TESS launched in April and began its science operations, which are expected to last for two years, in July. The satellite is currently searching for planets in the southern sky; the latest results come from the first slice of that survey. The spacecraft observed 15,900 stars every two minutes during this initial run, in search of the slight dimming caused when planets orbiting those stars cross their face, blocking a small percentage of the starlight.

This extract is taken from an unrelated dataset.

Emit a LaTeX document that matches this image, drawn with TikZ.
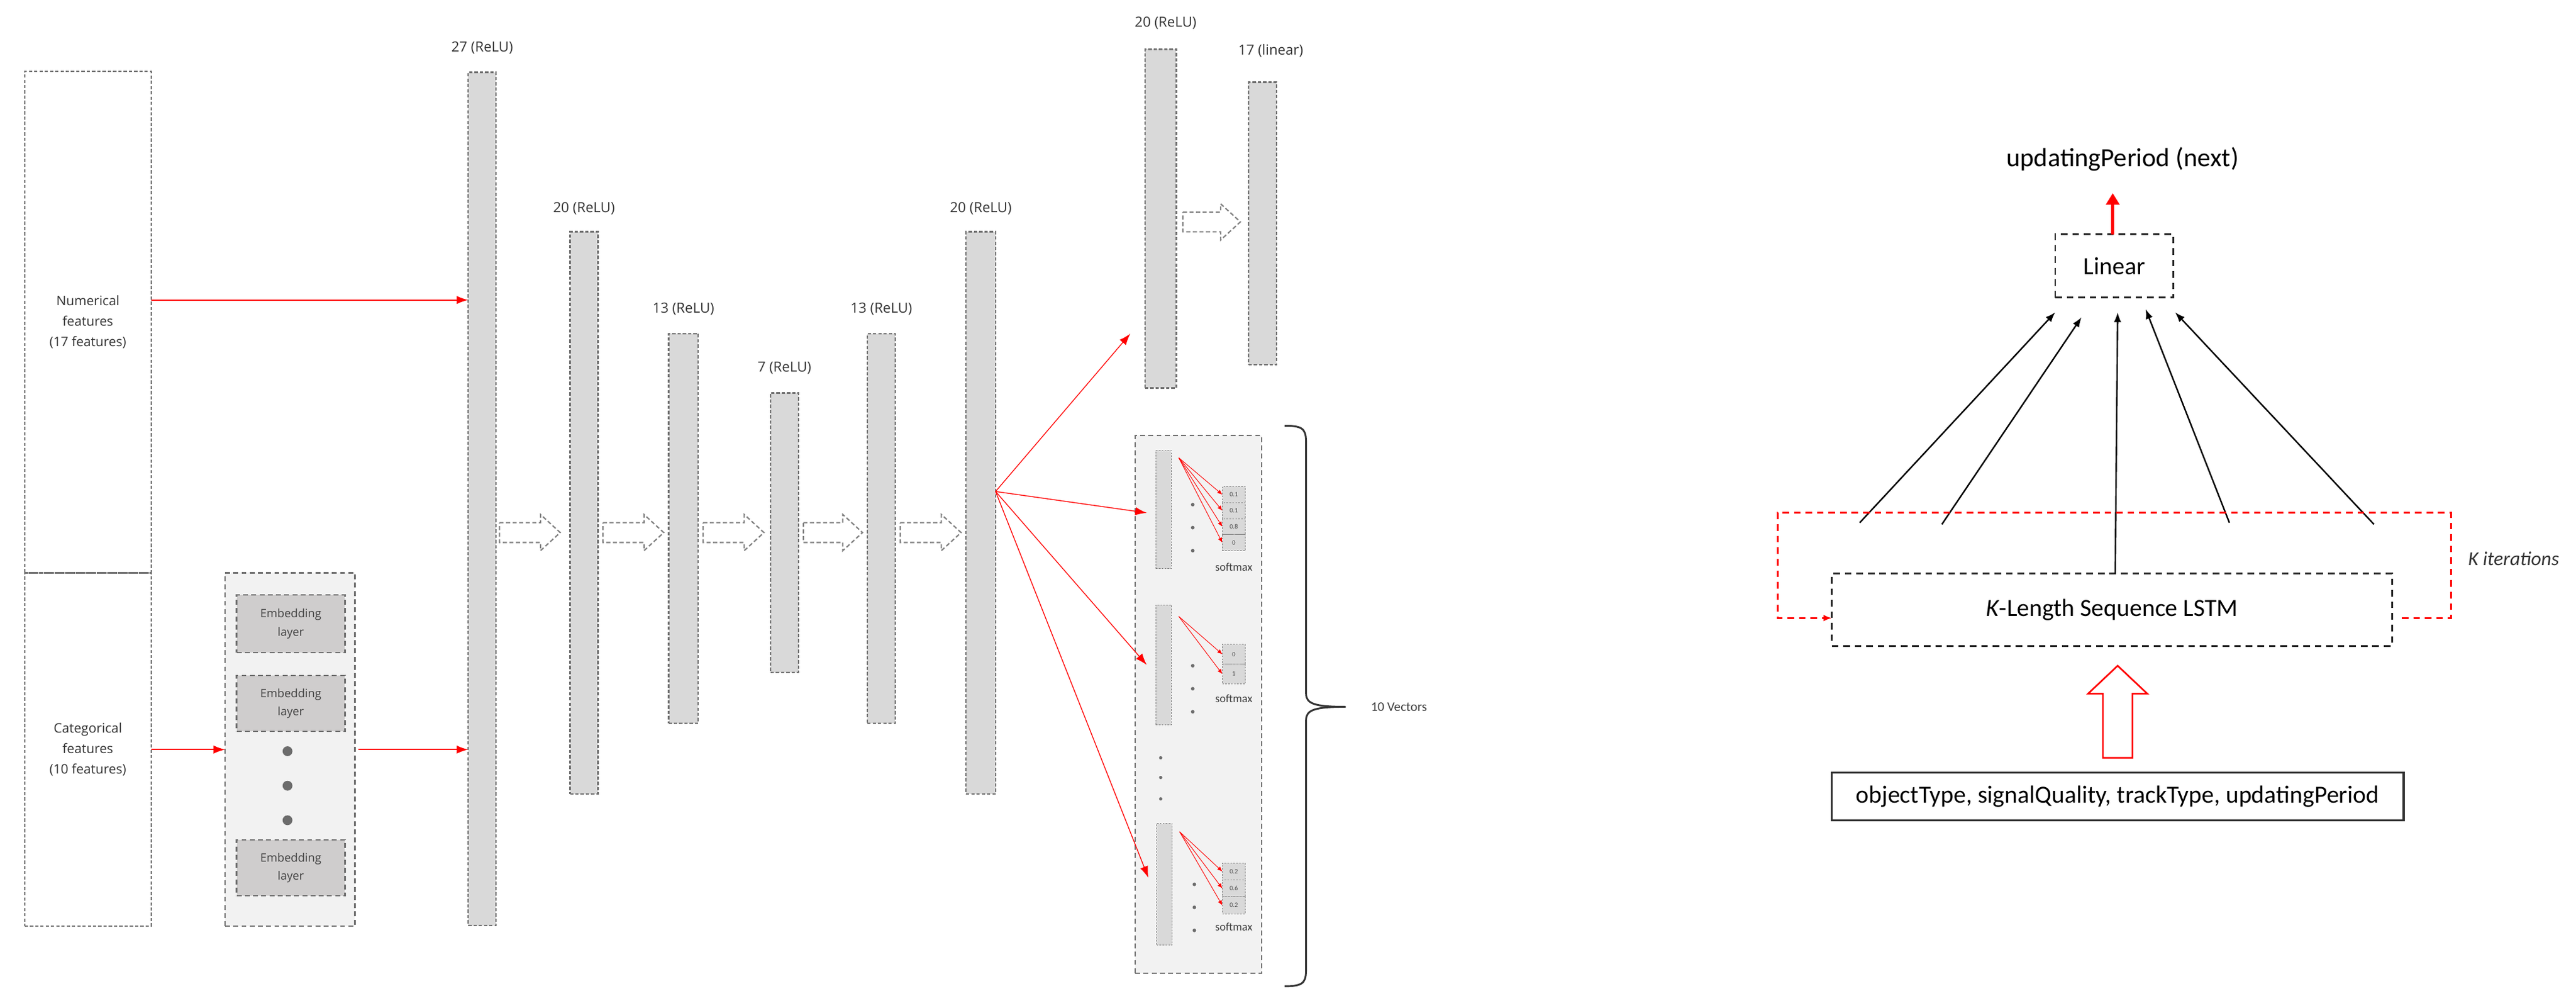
\documentclass[tikz,border=0pt]{standalone}
\usepackage{fontspec}
\setmainfont{Carlito}
\newfontfamily\osans{Open Sans}
\usetikzlibrary{arrows.meta,calc}
\definecolor{colgray}{HTML}{D9D9D9}
\definecolor{boxgray}{HTML}{F2F2F2}
\definecolor{embgray}{HTML}{CFCDCD}
\definecolor{edgegray}{HTML}{707070}
\begin{document}
\begin{tikzpicture}[x=1pt,y=-1pt,
  base/.style={inner sep=0,outer sep=0},
  col/.style={base,draw=edgegray,fill=colgray,dash pattern=on 2pt off 1.2pt,line width=0.9pt},
  inbox/.style={base,draw=edgegray,dash pattern=on 2pt off 1.2pt,line width=0.9pt,align=center,font=\osans\fontsize{8}{12.5}\selectfont,text=black!80},
  cont/.style={base,draw=edgegray,fill=boxgray,dash pattern=on 3pt off 2pt,line width=0.9pt},
  emb/.style={base,draw=edgegray,fill=embgray,dash pattern=on 3pt off 2pt,line width=0.9pt,align=center,font=\osans\fontsize{7}{11}\selectfont,text=black!75},
  bar/.style={base,draw=gray,fill=colgray,dash pattern=on 1pt off 0.8pt,line width=0.4pt},
  cell/.style={base,draw=gray,fill=colgray,dash pattern=on 1pt off 0.8pt,line width=0.4pt,font=\fontsize{4}{4}\selectfont,text=black!70},
  lab/.style={font=\osans\fontsize{8.5}{10}\selectfont,text=black!80},
  sm/.style={font=\fontsize{7}{8}\selectfont,text=black!75},
  rarr/.style={draw=red,line width=0.7pt,-{Latex[length=7pt,width=5pt]}},
  rsm/.style={draw=red,line width=0.35pt,-{Latex[length=3pt,width=2.6pt]}},
  hol/.style={draw=gray,dash pattern=on 2.5pt off 1.5pt,line width=0.8pt,fill=white},
  dot/.style={circle,fill=gray!85!black,inner sep=0,minimum size=#1},
  dbox/.style={base,draw=black!85,dash pattern=on 4pt off 3pt,line width=1.1pt,font=\fontsize{15}{18}\selectfont},
  barr/.style={draw=black,line width=0.9pt,-{Latex[length=6pt,width=4.5pt]}}]
\useasboundingbox (0,0) rectangle (1568,613);
\newcommand\hollowarr[3]{\draw[hol] (#1,{#3-6}) -- ({#2-12},{#3-6}) -- ({#2-12},{#3-11}) -- (#2,#3) -- ({#2-12},{#3+11}) -- ({#2-12},{#3+6}) -- (#1,{#3+6}) -- cycle;}
% inputs
\node[inbox,minimum width=77,minimum height=305,anchor=north west] (nb) at (15,43.5) {Numerical\\features\\(17 features)};
\node[inbox,minimum width=77,minimum height=215,anchor=north west] (cb) at (15,348.5) {Categorical\\features\\(10 features)};
\node[cont,minimum width=79,minimum height=215,anchor=north west] (embc) at (137,348.5) {};
\node[emb,minimum width=66,minimum height=35,anchor=north west] (e1) at (144,362) {Embedding\\layer};
\node[emb,minimum width=66,minimum height=34,anchor=north west] (e2) at (144,411) {Embedding\\layer};
\node[emb,minimum width=66,minimum height=34,anchor=north west] (e3) at (144,511) {Embedding\\layer};
\node[dot=6pt] (ed1) at (175,457) {};
\node[dot=6pt] (ed2) at (175,478) {};
\node[dot=6pt] (ed3) at (175,499) {};
% columns
\node[col,minimum width=17,minimum height=519,anchor=north west] (c27) at (285,44) {};
\node[col,minimum width=17,minimum height=342,anchor=north west] (c20) at (347,141) {};
\node[col,minimum width=18,minimum height=237,anchor=north west] (c13) at (407,203) {};
\node[col,minimum width=17,minimum height=170,anchor=north west] (c7) at (469,239) {};
\node[col,minimum width=17,minimum height=237,anchor=north west] (c13b) at (528,203) {};
\node[col,minimum width=18,minimum height=342,anchor=north west] (c20b) at (588,141) {};
\node[col,minimum width=19,minimum height=206,anchor=north west] (c20t) at (697,30) {};
\node[col,minimum width=17,minimum height=172,anchor=north west] (c17) at (760,50) {};
\node[lab] (l27) at ([yshift=15pt]c27.north) {27 (ReLU)};
\node[lab] (l20) at ([yshift=14pt]c20.north) {20 (ReLU)};
\node[lab] (l13) at ([yshift=15pt]c13.north) {13 (ReLU)};
\node[lab] (l7) at ([yshift=15pt]c7.north) {7 (ReLU)};
\node[lab] (l13b) at ([yshift=15pt]c13b.north) {13 (ReLU)};
\node[lab] (l20b) at ([yshift=14pt]c20b.north) {20 (ReLU)};
\node[lab] (l20t) at ([yshift=16pt,xshift=3pt]c20t.north) {20 (ReLU)};
\node[lab] (l17) at ([yshift=19pt,xshift=5pt]c17.north) {17 (linear)};
\hollowarr{304}{341}{324}
\hollowarr{367}{404}{324}
\hollowarr{428}{465}{324}
\hollowarr{489}{525}{324}
\hollowarr{548}{585}{324}
\hollowarr{720}{755}{135}
% input arrows
\coordinate (a1) at ([yshift=13.5pt]nb.east);
\draw[rarr] (a1) -- (a1 -| c27.west);
\draw[rarr] (cb.east) -- (cb.east -| embc.west);
\draw[rarr] ([xshift=2pt]embc.east) -- (embc.east -| c27.west);
% output container
\node[cont,minimum width=77,minimum height=327,anchor=north west] (oc) at (691,265) {};
\node[bar,minimum width=9.5,minimum height=72,anchor=north west] (b1) at (703.5,274) {};
\node[bar,minimum width=9.5,minimum height=73,anchor=north west] (b2) at (703.5,368) {};
\node[bar,minimum width=9.5,minimum height=74,anchor=north west] (b3) at (704,501) {};
\foreach \y/\v [count=\i] in {296/0.1,305.75/0.1,315.5/0.8,325.25/0}
  \node[cell,minimum width=14,minimum height=9.75,anchor=north west] (p\i) at (744,\y) {\v};
\foreach \y/\v [count=\i] in {392/0,404/1}
  \node[cell,minimum width=14,minimum height=12,anchor=north west] (q\i) at (744,\y) {\v};
\foreach \y/\v [count=\i] in {525/0.2,535.3/0.6,545.6/0.2}
  \node[cell,minimum width=14,minimum height=10.3,anchor=north west] (r\i) at (744,\y) {\v};
\node[sm] (s1) at (751,345) {softmax};
\node[sm] (s2) at (751,425) {softmax};
\node[sm] (s3) at (751,564) {softmax};
\foreach \y [count=\i] in {307,321,335} \node[dot=2.2pt] (da\i) at (726,\y) {};
\foreach \y [count=\i] in {405,419,433} \node[dot=2.2pt] (db\i) at (726,\y) {};
\foreach \y [count=\i] in {538,552,566} \node[dot=2.2pt] (dc\i) at (727,\y) {};
\foreach \y [count=\i] in {461,473,486} \node[dot=2pt] (dv\i) at (706.5,\y) {};
\coordinate (f1) at ([xshift=4.5pt,yshift=-4.5pt]b1.north east);
\coordinate (f2) at ([xshift=4.5pt,yshift=-7pt]b2.north east);
\coordinate (f3) at ([xshift=4.5pt,yshift=-5pt]b3.north east);
\foreach \i in {1,...,4} \draw[rsm] (f1) -- (p\i.west);
\foreach \i in {1,2} \draw[rsm] (f2) -- (q\i.west);
\foreach \i in {1,2,3} \draw[rsm] (f3) -- (r\i.west);
% fan from c20b
\coordinate (fo) at ([yshift=13pt]c20b.east);
\draw[rarr,line width=0.5pt] (fo) -- ([xshift=-9pt,yshift=-70pt]c20t.west);
\draw[rarr,line width=0.5pt] (fo) -- ([xshift=-5.5pt,yshift=-2pt]b1.west);
\draw[rarr,line width=0.5pt] (fo) -- ([xshift=-5.5pt]b2.west);
\draw[rarr,line width=0.5pt] (fo) -- ([xshift=-5pt,yshift=4pt]b3.west);
% brace
\draw[line width=1.1pt,black!80] (782,259) .. controls (795,259) and (795,262) .. (795,272) -- (795,422) .. controls (795,428) and (800,430) .. (819,430);
\draw[line width=1.1pt,black!80] (782,600) .. controls (795,600) and (795,597) .. (795,587) -- (795,438) .. controls (795,432) and (800,430) .. (819,430);
\node[sm,anchor=west,font=\fontsize{8}{9}\selectfont] (tv) at (831,430) {10 Vectors};
% right part
\node[font=\fontsize{16}{18}\selectfont] (out) at (1292,97) {updatingPeriod (next)};
\node[dbox,minimum width=72,minimum height=38.5,anchor=north west] (lin) at (1251,142.5) {Linear};
\node[dbox,minimum width=341,minimum height=44,anchor=north west] (lstm) at (1115,349) {\textit{K}-Length Sequence LSTM};
\node[base,draw=black!80,line width=1.3pt,minimum width=348,minimum height=29,anchor=north west,font=\fontsize{15}{18}\selectfont] (inp) at (1115,470) {objectType, signalQuality, trackType, updatingPeriod};
\draw[draw=red,line width=2pt,-{Triangle[length=7pt,width=8pt]}] ([xshift=-1pt]lin.north) -- ([xshift=-1pt,yshift=25pt]lin.north);
\draw[red,line width=1pt] (1280,461) -- (1280,422) -- (1271,422) -- (1289,405) -- (1307,422) -- (1298,422) -- (1298,461) -- cycle;
\coordinate (k1) at (1132,318);
\coordinate (k2) at (1182,319);
\coordinate (k4) at (1357,318);
\coordinate (k5) at (1445,319);
\draw[barr] (k1) -- ([yshift=-9pt]lin.south west);
\draw[barr] (k2) -- ([xshift=16pt,yshift=-12pt]lin.south west);
\draw[barr] ([xshift=2pt]lstm.north) -- ([xshift=2pt,yshift=-9pt]lin.south);
\draw[barr] (k4) -- ([xshift=-17pt,yshift=-7pt]lin.south east);
\draw[barr] (k5) -- ([xshift=1pt,yshift=-9pt]lin.south east);
\coordinate (lp1) at (1082,312);
\coordinate (lp2) at (1492,312);
\draw[red,line width=1pt,dash pattern=on 4pt off 3pt,-{Latex[length=5pt,width=4pt]}] ([xshift=6pt,yshift=-5pt]lstm.east) -| (lp2) -- (lp1) |- ([yshift=-5pt]lstm.west);
\node[font=\itshape\fontsize{12}{14}\selectfont,text=black!80] (kit) at (1530,340) {K iterations};
\end{tikzpicture}
\end{document}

TESS scientists released the list so that other astronomers could make an initial determination as to whether these candidates are planets. There are 73 objects in this first batch, including some planets previously known from ground-based searches, says George Ricker, the mission's principal investigator at the Massachusetts Institute of Technology in Cambridge. Perhaps 5 to 20% of the objects on the list will turn out to be false alarms, he says. Others, if confirmed, will join the ranks of newly discovered exoplanets.
Researchers expect TESS to find as many as 10,000 large planets. But its main goal is to discover and measure the masses of at least 50 small worlds no more than four times the size of Earth.
“The exciting thing about TESS is that it’s an opportunity to meet the neighbours,” says Zachory Berta-Thompson, an astronomer at the University of Colorado Boulder. Some of the new worlds “may turn out to be the planets that we’ll study for decades or centuries to come”, he says.
TESS’s predecessor, the Kepler spacecraft, has discovered more than 5,300 planets or planetary candidates since its 2009 launch. Having greatly exceeded its initial mission of four years, it is now running low on fuel and starting to have problems pointing at the sky.